Se voir déchue de la garde de ses enfants du jour au lendemain est bien souvent source de grande souffrance. “Je pleure tous les jours”, témoigne Leïla, une des membres de W-Lady, qui a perdu la garde de sa fille il y a deux ans. Cette mère a obtenu un droit de visite le week-end, mais la frustration est quotidienne. “J’habite à 300 mètres de chez ma fille, témoigne-t-elle. Je suis juste à côté d’elle, mais je n’ai pas le droit de la voir. Alors parfois je lui dis de descendre sans que personne ne la remarque, juste pour pouvoir l’embrasser.

Leïla a longtemps hésité avant de refaire sa vie avec un autre homme, sachant que son ex-mari lancerait la procédure de déchéance de la garde devant les tribunaux. “Hormis le fait de vouloir reprendre sa fille, je pense que c’est aussi une façon de me punir pour avoir demandé le divorce. Aujourd’hui je culpabilise. J’ai peur qu’elle me dise un jour ‘maman, tu as choisi de te remarier et donc de perdre ma garde’. J’ai l’impression d’avoir eu à choisir entre ma fille et le fait de refaire ma vie.

Un dilemme

À toutes ces femmes remariées, l’article 175 de la Moudawana laisse l’impression d’avoir sacrifié ses enfants au profit de sa vie de femme. “En plus d’être injuste, cette loi est avant tout hypocrite. Le Maroc est un pays islamique où il est interdit de vivre en concubinage. Implicitement, c’est soit tu restes mariée mais malheureuse, soit tu divorces, mais tu ne refais pas ta vie et restes donc seule…”, résume Leïla.

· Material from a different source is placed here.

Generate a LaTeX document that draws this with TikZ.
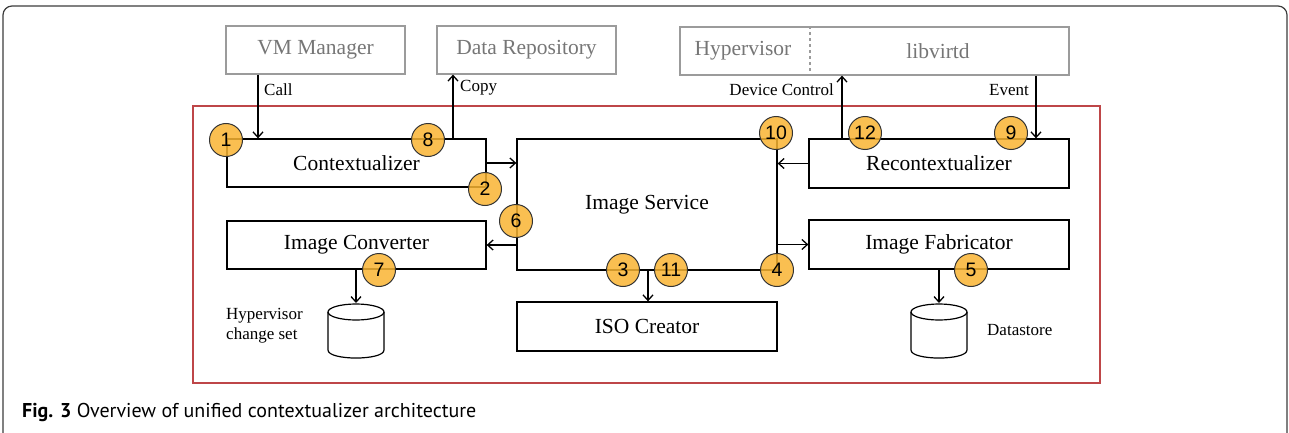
\documentclass[tikz,border=0pt]{standalone}
\usepackage{fontspec}
\setmainfont{Liberation Serif}
\newfontfamily\numfont{Liberation Sans}
\newfontfamily\capfont{PT Sans}
\usetikzlibrary{arrows.meta,calc}
\definecolor{frameline}{RGB}{60,60,60}
\definecolor{redframe}{RGB}{190,70,72}
\definecolor{greyline}{RGB}{155,155,155}
\definecolor{greytext}{RGB}{118,118,118}
\definecolor{stepfill}{RGB}{249,180,50}

\begin{document}
\begin{tikzpicture}[x=1pt,y=-1pt,
  box/.style={draw=black, line width=1.3pt, inner sep=0pt,
    font=\fontsize{21.5}{24}\selectfont},
  extbox/.style={draw=greyline, line width=1.2pt, text=greytext, inner sep=0pt,
    minimum height=48pt, font=\fontsize{21.5}{24}\selectfont},
  exttext/.style={text=greytext, inner sep=0pt, font=\fontsize{21.5}{24}\selectfont},
  arr/.style={line width=1.3pt, -{Straight Barb[length=5.5pt,width=10pt]}},
  lbl/.style={inner sep=0pt, font=\fontsize{17}{20}\selectfont},
  badge/.style={circle, draw=black!80, line width=1pt, fill=stepfill,
    fill opacity=0.85, text opacity=1, minimum size=33pt, inner sep=0pt,
    font=\numfont\fontsize{19.5}{19.5}\selectfont},
]
\useasboundingbox (0,0) rectangle (1289,433);
\clip (0,0) rectangle (1289,433);

% page frame and system boundary
\draw[frameline, line width=1.2pt, rounded corners=9pt] (3,6) rectangle (1287,470);
\draw[redframe, line width=1.2pt] (193,106) rectangle (1100,383);

% external components
\node[extbox, minimum width=179pt] (vmm) at (315.5,50) {VM Manager};
\node[extbox, minimum width=179pt] (repo) at (526.5,50) {Data Repository};
\node[extbox, minimum width=389pt] (hyp) at (874.5,51) {};
\coordinate (div) at (810,0);
\draw[greyline, line width=1.2pt, dashed] (hyp.north -| div) -- (hyp.south -| div);
\node[exttext] (hyptxt) at (743,51) {Hypervisor};
\node[exttext] (libv) at (938,51) {libvirtd};

% internal components
\node[box, minimum width=259pt, minimum height=48pt] (ctx) at (356.5,163) {Contextualizer};
\node[box, minimum width=260pt, minimum height=131pt] (svc) at (647,204.5) {Image Service};
\node[box, minimum width=260pt, minimum height=49pt] (rectx) at (939,163.5) {Recontextualizer};
\node[box, minimum width=259pt, minimum height=48pt] (conv) at (356.5,245) {Image Converter};
\node[box, minimum width=260pt, minimum height=49pt] (fab) at (939,244.5) {Image Fabricator};
\node[box, minimum width=260pt, minimum height=49pt] (iso) at (647,326.5) {ISO Creator};

% storage cylinders
\foreach \cx/\nm in {356/db1, 939/db2} {
  \draw[line width=1.2pt, fill=white]
    (\cx-28,312) -- (\cx-28,350)
    .. controls (\cx-28,360.7) and (\cx+28,360.7) .. (\cx+28,350)
    -- (\cx+28,312);
  \draw[line width=1.2pt] (\cx,312) ellipse [x radius=28, y radius=8];
  \coordinate (\nm) at (\cx,303);
}
\node[lbl, anchor=north west, align=left] (hcs) at (226,308) {Hypervisor\\change set};
\node[lbl, anchor=west] (dst) at (987,330) {Datastore};

% connectors
\coordinate (callx) at (258,0);
\coordinate (copyx) at (453,0);
\coordinate (devx) at (842,0);
\coordinate (evx) at (1036,0);
\coordinate (isox) at (648,0);
\draw[arr] (vmm.south -| callx) -- (ctx.north -| callx);
\draw[arr] (ctx.north -| copyx) -- (repo.south -| copyx);
\draw[arr] (rectx.north -| devx) -- (hyp.south -| devx);
\draw[arr] (hyp.south -| evx) -- (rectx.north -| evx);
\draw[arr] (ctx.east) -- (ctx.east -| svc.west);
\draw[arr] (rectx.west) -- (rectx.west -| svc.east);
\draw[arr] (svc.west |- conv.east) -- (conv.east);
\draw[arr] (svc.east |- fab.west) -- (fab.west);
\draw[arr] (svc.south -| isox) -- (iso.north -| isox);
\draw[arr] (conv.south -| db1) -- (db1);
\draw[arr] (fab.south -| db2) -- (db2);

\node[lbl, anchor=west] (calllbl) at (264,90) {Call};
\node[lbl, anchor=west] (copylbl) at (460,88) {Copy};
\node[lbl, anchor=east] (devlbl) at (834,90) {Device Control};
\node[lbl, anchor=east] (evlbl) at (1029,90) {Event};

% step markers
\node[badge] (s1) at (226,140) {1};
\node[badge] (s8) at (428,140) {8};
\node[badge] (s2) at (485,189) {2};
\node[badge] (s6) at (516,221) {6};
\node[badge] (s7) at (379,270) {7};
\node[badge] (s3) at (623,270) {3};
\node[badge] (s11) at (671,270) {11};
\node[badge] (s4) at (777,270) {4};
\node[badge] (s5) at (971,270) {5};
\node[badge] (s10) at (776,133) {10};
\node[badge] (s12) at (865,133) {12};
\node[badge] (s9) at (1011,133) {9};

% caption
\node[anchor=base west, inner sep=0pt, font=\capfont\fontsize{20}{24}\selectfont] (cap)
  at (22,417) {\textbf{Fig. 3} Overview of unified contextualizer architecture};
\end{tikzpicture}
\end{document}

Face à ce dilemme, certaines femmes se résignent. C’est le cas de Zayneb, mère de deux enfants, elle aussi membre de W-Lady. “Je ne pourrais pas me remarier avec la loi actuelle, pourtant je n’ai que 33 ans. Je ne dis pas que celles qui veulent se remarier font mal, mais c’est tout simplement impossible pour moi”, regrette-t-elle.

La route qui mène à la pleine égalité des droits semble encore quelque peu sinueuse, et l’association compte bien imposer ce problème de société dans l’espace public pour ainsi susciter un débat à l’échelle nationale.